* [OBJECTIVE] Pictures excluded, reproduce exactly the lines below from the one with "What matplotlib code" through the one with "thresholds = [288, 240, 216]", both included.

— Start RECORDS SHOWN —

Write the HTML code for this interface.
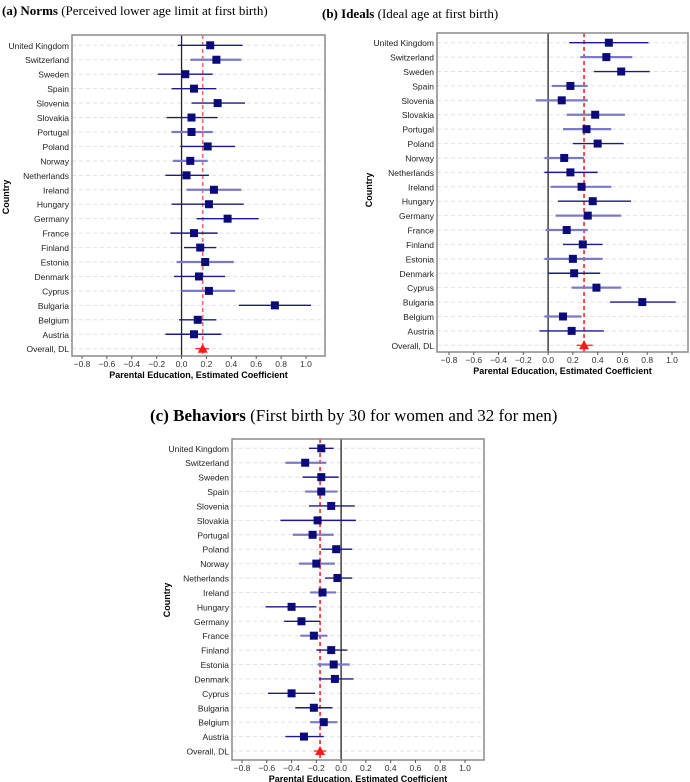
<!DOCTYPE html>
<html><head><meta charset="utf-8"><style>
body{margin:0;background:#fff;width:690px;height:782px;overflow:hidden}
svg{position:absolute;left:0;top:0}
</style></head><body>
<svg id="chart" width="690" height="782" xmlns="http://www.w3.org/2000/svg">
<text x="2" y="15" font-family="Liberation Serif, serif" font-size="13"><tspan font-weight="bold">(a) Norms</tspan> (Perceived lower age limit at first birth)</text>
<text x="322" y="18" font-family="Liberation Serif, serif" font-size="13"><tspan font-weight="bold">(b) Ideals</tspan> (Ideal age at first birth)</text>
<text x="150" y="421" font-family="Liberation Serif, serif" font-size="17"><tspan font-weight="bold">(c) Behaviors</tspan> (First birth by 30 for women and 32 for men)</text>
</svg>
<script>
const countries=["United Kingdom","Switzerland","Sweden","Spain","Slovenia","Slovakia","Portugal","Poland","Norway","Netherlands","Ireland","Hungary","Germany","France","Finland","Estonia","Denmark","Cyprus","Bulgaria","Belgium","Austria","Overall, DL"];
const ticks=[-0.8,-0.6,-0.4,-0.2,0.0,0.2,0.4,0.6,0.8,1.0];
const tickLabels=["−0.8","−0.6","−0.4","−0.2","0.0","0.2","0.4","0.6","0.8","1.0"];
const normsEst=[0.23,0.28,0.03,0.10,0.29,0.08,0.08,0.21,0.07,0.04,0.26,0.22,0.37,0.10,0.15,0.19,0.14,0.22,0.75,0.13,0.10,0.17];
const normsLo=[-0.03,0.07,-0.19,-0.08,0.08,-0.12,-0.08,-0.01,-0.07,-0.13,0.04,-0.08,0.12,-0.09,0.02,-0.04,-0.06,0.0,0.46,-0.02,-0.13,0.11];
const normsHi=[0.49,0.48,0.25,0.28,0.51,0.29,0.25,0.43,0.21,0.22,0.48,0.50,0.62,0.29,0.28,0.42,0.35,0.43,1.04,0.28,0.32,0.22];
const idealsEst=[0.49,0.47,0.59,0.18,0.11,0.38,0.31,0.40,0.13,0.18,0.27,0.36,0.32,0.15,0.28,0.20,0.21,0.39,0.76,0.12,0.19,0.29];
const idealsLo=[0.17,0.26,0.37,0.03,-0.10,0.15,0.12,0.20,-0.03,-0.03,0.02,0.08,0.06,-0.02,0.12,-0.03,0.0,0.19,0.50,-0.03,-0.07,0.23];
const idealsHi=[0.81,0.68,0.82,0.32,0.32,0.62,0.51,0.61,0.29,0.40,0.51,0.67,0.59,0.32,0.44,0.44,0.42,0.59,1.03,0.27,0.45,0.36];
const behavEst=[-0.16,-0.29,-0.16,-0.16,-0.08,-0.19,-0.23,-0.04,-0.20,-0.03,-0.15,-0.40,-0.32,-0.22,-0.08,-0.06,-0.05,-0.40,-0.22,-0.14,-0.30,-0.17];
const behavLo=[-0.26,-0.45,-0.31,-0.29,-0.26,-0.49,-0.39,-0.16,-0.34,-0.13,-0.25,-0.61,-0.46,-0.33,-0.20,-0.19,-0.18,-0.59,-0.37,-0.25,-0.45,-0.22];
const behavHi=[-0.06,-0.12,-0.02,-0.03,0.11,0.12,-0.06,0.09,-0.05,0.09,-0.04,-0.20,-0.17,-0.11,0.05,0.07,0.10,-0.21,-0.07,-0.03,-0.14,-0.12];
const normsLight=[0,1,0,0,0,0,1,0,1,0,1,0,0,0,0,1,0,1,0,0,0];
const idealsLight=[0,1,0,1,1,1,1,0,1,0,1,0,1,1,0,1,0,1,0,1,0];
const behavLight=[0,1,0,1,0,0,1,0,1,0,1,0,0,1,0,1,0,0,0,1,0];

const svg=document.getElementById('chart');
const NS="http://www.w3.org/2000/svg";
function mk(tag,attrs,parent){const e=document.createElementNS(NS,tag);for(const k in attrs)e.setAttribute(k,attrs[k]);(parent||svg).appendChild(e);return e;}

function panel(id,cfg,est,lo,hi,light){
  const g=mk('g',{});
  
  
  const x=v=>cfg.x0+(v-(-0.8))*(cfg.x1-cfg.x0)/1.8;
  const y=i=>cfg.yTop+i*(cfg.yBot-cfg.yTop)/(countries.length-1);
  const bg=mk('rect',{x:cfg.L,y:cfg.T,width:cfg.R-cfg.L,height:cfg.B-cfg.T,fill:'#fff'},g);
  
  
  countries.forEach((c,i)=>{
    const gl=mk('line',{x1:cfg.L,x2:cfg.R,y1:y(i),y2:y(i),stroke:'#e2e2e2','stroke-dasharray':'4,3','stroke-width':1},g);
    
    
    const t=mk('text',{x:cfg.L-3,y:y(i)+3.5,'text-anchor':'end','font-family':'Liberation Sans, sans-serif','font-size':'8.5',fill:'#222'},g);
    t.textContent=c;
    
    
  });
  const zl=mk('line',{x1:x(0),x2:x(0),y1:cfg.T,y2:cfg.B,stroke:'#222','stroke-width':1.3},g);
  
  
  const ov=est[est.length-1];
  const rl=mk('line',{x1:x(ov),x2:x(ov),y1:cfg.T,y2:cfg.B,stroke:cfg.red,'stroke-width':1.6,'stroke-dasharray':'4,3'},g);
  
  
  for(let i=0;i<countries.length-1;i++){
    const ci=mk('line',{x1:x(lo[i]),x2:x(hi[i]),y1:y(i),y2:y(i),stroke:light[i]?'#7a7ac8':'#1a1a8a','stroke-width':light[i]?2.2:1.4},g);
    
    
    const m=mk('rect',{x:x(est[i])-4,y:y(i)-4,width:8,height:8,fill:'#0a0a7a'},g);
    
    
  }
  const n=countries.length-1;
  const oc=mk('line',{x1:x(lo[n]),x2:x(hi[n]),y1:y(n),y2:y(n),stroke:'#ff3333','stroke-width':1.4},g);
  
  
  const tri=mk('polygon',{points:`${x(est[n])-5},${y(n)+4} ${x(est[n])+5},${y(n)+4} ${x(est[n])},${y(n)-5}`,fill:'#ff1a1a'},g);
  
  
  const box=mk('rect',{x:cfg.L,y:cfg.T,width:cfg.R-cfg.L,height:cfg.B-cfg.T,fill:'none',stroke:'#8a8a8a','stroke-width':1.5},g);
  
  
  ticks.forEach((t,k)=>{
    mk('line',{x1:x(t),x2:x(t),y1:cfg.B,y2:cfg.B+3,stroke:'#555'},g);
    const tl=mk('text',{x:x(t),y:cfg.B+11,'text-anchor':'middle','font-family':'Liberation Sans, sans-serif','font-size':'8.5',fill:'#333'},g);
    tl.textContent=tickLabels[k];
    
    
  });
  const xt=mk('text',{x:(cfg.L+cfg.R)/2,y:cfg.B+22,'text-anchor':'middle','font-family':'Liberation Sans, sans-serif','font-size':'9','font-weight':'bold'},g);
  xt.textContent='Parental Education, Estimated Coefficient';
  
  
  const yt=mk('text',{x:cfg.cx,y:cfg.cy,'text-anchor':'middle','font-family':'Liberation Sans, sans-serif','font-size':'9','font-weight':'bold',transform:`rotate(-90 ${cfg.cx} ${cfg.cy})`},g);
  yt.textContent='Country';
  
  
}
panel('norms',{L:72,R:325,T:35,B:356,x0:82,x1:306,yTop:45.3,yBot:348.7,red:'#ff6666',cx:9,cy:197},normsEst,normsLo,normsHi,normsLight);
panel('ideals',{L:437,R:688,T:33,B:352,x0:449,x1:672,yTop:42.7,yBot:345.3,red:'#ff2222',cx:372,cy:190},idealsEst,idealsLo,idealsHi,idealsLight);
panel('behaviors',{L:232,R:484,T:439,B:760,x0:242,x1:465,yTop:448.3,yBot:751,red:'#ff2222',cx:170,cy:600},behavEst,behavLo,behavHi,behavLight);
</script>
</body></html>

— End RECORDS SHOWN —
— Start RECORDS SHOWN —

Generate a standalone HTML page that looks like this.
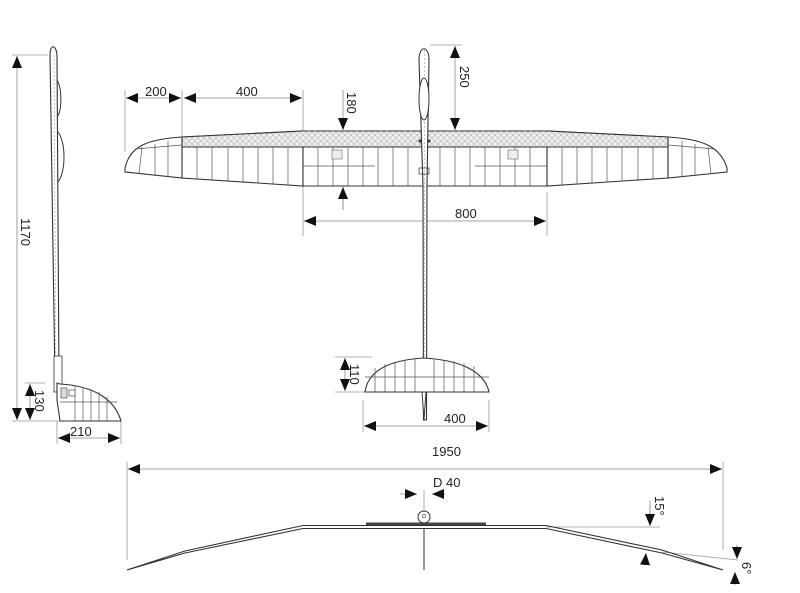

— End RECORDS SHOWN —
— Start RECORDS SHOWN —

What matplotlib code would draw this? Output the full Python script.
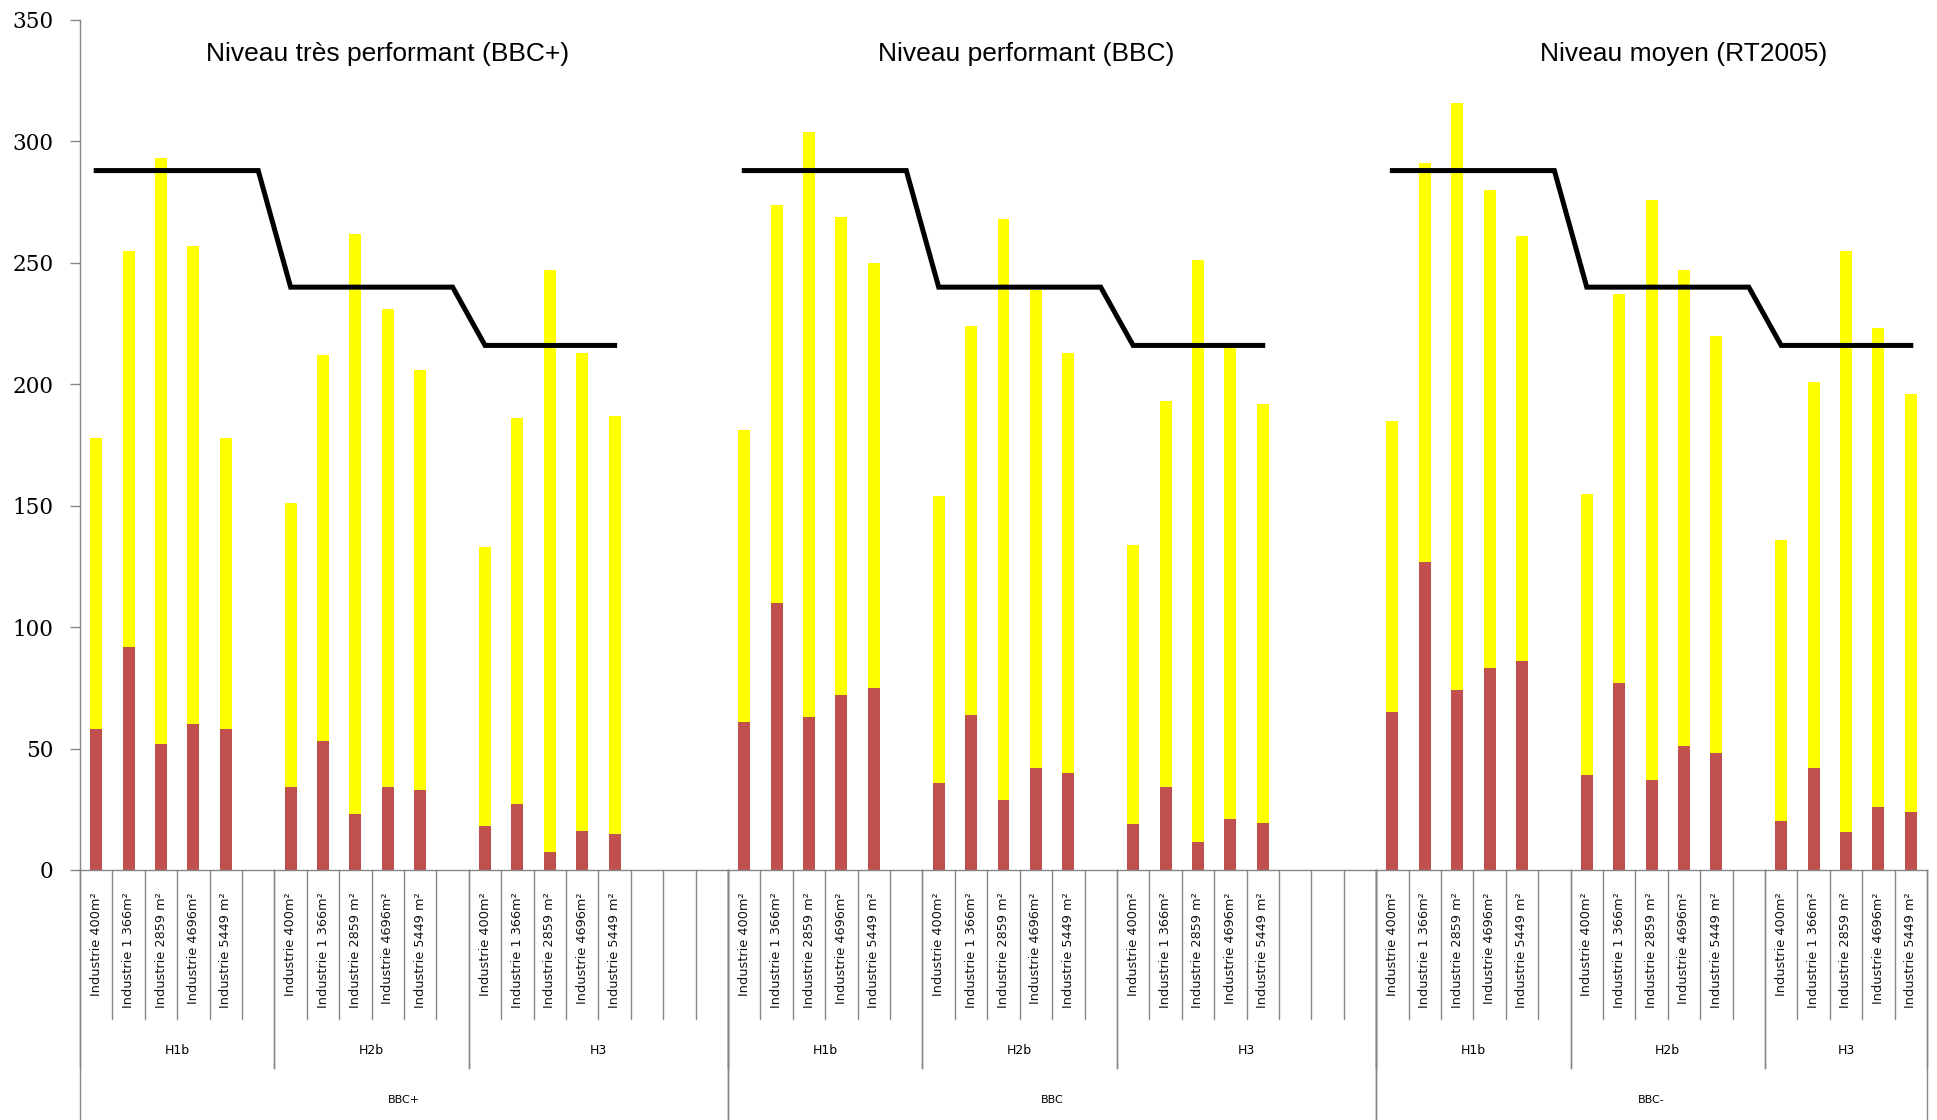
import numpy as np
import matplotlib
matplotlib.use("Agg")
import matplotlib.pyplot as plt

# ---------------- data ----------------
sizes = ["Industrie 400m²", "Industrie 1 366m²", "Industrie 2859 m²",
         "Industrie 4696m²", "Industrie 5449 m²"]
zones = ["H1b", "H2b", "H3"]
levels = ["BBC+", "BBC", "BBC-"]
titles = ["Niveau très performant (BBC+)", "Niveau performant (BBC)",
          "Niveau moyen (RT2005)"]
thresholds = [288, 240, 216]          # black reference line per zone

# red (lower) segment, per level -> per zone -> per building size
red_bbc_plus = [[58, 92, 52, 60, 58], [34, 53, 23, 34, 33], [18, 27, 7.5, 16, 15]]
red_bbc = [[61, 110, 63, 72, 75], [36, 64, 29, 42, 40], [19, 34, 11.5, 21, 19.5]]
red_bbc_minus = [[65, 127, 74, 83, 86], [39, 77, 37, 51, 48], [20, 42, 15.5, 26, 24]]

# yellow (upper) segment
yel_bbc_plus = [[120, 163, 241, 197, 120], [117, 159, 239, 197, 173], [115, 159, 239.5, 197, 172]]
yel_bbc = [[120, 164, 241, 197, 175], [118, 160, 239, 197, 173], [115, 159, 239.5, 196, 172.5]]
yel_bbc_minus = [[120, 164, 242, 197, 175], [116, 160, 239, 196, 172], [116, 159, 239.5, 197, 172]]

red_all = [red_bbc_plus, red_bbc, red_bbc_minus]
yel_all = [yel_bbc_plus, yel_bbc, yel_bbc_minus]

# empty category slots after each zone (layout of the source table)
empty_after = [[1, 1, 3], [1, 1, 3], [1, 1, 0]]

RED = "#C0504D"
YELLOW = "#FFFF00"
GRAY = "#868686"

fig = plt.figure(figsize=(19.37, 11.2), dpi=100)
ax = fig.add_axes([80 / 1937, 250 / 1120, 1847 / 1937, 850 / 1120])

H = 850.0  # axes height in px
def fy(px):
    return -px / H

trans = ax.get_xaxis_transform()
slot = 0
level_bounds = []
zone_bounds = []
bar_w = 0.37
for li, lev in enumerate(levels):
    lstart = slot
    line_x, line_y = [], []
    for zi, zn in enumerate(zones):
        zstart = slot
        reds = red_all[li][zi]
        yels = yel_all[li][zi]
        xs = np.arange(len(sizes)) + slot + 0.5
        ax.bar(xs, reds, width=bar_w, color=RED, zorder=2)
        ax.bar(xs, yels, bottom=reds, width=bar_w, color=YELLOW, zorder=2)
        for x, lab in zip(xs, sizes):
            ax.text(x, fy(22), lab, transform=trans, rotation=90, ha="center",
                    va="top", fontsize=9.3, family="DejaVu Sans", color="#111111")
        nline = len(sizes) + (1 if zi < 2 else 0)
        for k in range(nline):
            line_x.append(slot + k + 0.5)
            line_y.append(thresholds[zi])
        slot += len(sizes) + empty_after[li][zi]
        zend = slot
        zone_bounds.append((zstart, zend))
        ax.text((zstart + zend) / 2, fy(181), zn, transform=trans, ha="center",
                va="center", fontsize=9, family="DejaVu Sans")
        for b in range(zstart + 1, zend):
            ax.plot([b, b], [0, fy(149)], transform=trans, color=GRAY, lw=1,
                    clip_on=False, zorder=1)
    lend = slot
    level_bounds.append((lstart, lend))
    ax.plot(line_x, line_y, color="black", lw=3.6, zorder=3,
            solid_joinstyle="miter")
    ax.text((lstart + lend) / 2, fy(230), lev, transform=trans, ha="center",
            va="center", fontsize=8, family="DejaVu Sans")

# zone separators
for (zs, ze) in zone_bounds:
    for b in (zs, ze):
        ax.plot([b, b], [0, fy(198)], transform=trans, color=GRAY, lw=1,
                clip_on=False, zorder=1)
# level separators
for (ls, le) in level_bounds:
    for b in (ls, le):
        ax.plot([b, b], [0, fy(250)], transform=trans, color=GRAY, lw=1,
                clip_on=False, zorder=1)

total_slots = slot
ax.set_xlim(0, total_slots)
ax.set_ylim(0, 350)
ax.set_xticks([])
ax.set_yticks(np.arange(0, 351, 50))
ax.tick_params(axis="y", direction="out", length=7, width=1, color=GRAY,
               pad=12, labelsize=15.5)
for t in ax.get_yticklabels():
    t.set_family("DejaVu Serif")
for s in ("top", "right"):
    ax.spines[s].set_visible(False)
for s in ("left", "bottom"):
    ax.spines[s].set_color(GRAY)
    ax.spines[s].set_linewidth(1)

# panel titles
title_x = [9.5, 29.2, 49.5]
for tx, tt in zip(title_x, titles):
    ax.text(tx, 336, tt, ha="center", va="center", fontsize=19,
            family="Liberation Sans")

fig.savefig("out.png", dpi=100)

— End RECORDS SHOWN —

* [CORRECT RESPONSE]
What matplotlib code would draw this? Output the full Python script.
import numpy as np
import matplotlib
matplotlib.use("Agg")
import matplotlib.pyplot as plt

# ---------------- data ----------------
sizes = ["Industrie 400m²", "Industrie 1 366m²", "Industrie 2859 m²",
         "Industrie 4696m²", "Industrie 5449 m²"]
zones = ["H1b", "H2b", "H3"]
levels = ["BBC+", "BBC", "BBC-"]
titles = ["Niveau très performant (BBC+)", "Niveau performant (BBC)",
          "Niveau moyen (RT2005)"]
thresholds = [288, 240, 216]          # black reference line per zone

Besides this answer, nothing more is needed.